Марина Тимашева: Кто говорит правду, судить не возьмусь, может, это вообще очередная, хорошо просчитанная, акция Вора и Гнома (кличка Андрея Грязева в группе “Война”). Если же нет, то выходит чистый абсурд. ВОР недоволен тем, что у него что-то украли, что изготовили подложные документы, подделали подписи, и ОН апеллирует к инстанциям и законам, которые до сих пор видел в гробу.

“Мы будем делать все, что мы захотим, а сейчас мы хотим танцевать”. Так было в середине 80-х. Перефразируем Виктора Цоя: “Мы будем делать все, что мы захотим, а сейчас мы хотим воевать”.
“Зажечь вокруг себя беду” по Хармсу — любимая цитата Олега Воротникова” - утверждает автор журнала “Сеанс”.

Make War not Love.

"С чем “Война”? За что “Война”? Почему “Война”? Не дает ответа" – пишет журнал “Афиша”. Из фильма тоже невозможно сделать вывод, за что и против чего борется “Война”, если здесь уместно само слово “борется”.

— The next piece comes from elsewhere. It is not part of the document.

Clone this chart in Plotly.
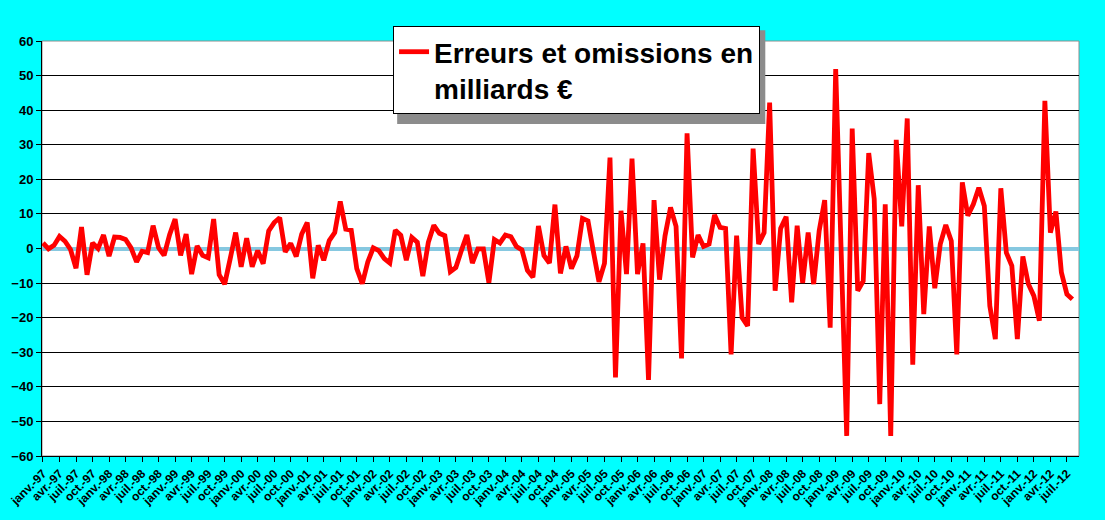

А вот Андрей Грязев, взявшись за такую тему, действительно попал в переплет. Персонажи фильма им недовольны. Светское общество винит его в том, что он очернил светлый образ любимой “арт-группы”. С точки зрения консерваторов, рецепты вредоносной деятельности, благодаря картине, могут уйти в народ. Никому режиссер не угодил. Значит, группа “Война” - менее радикальная, чем Андрей Грязев, потому что она многим как раз угодила.